My own speaker system is 3-way - that is, 2-way pro cinema Electro-Voice TS9040D LX speakers, run actively through a Xilica XP-3060 (same as yours) with a Belles SA-30 for the HP9040 horn + DH1A compression driver and a Lab.gruppen FP6400 for the ported dual 15" drivers. A Crown K2 runs a pair of DIY MicroWrecker 20 cf. tapped horns fitted with a 15" B&C unit in each, augmenting the EV’s from just below 85Hz down to 20-25Hz. Total output power sits at ~2.5kW per channel (the EV bass section sums into 4 ohm). Slopes across the range are 36dB/octave Linkwitz-Riley, though the high-pass on the MW subs at 20Hz uses a Butterworth slope style. I'm implementing 5 PEQ’s on the EV horn section (4 subtle notches and 1 peak suppression). The rest of the bandwidth is run sans PEQ.

What really makes a difference here, and where I find 3-way to be worthwhile, is high-passing the EV bass section at ~85Hz crossing over to the TH subs, which "sets them free" with a cleaner and more agile/expressive imprinting - it adds a bucket of headroom in this vital region. The DH1A is a monster, a sledgehammer in velvet gloves, and is crossed with the HP9040 at just over 600Hz. The TH subs are wholly effortless, smooth and quite visceral, and integrates tremendously well with the EV’s.

I use a PC source as well in the shape of a DIY music/HT server with a Marian Seraph D4 AES/EBU digital output interface to feed my DAC/preamp via a balanced Mundorf silver/gold digital cable.

I find it’s great that you’re using the system you do, actively and all and with the priorities you’ve made. I may end up with all-horn again (been there), but for now I’m very pleased with where I’m at. An important trait with the EV’s is their physical height of just over 6’ with the acoustic center sitting between the lower horn edge and upper edge of the EV bass cab. It’s an unrestricted sphere-like presentation that fills the room effortlessly, not unlike a large panel speaker (but with much better macro dynamics). A future upgrade may present itself with a pair of DIY high-order bandpass subs fitted with 21" pro neodymium woofers. They extend higher and cleaner in the upper band compared to my TH’s, and thus may further clean up the upper bass/lower midrange (the MW’s are run at their max upper ceiling). Fun stuff.

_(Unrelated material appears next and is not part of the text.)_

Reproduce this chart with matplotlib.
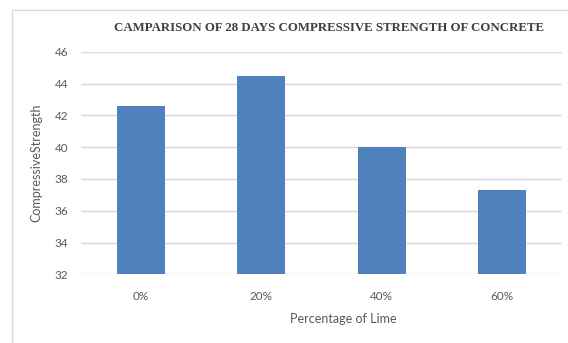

I have a pair of EV DH1A my friend gave me to try though I have yet to do so. Everyone who has had those have nothing but praise for them. The guy who gave me those has been after me to put a set of the LMAHL V2 tweeters I make in there and do a three way but so far I have been happy enough to not bother doing so.

I am crossing over at 650hz.

"One senses the vitriol from some of the comments, because this - all of it, actually - rubs audiophilia quite the wrong way"

If pure sound quality was the metric they use I can only think they have not heard such a system. I suspect however that there is a lot of snobery involved and it is just "not possible" that serious hobbiests can build better than the high end audio store offerings.

Good for you!  Glad you are enjoying the process!

In regards to DIY - I don't have the skill or patience and I'm glad foks that can enjoy the music and have the satisfaction of it being the fruit of their labor.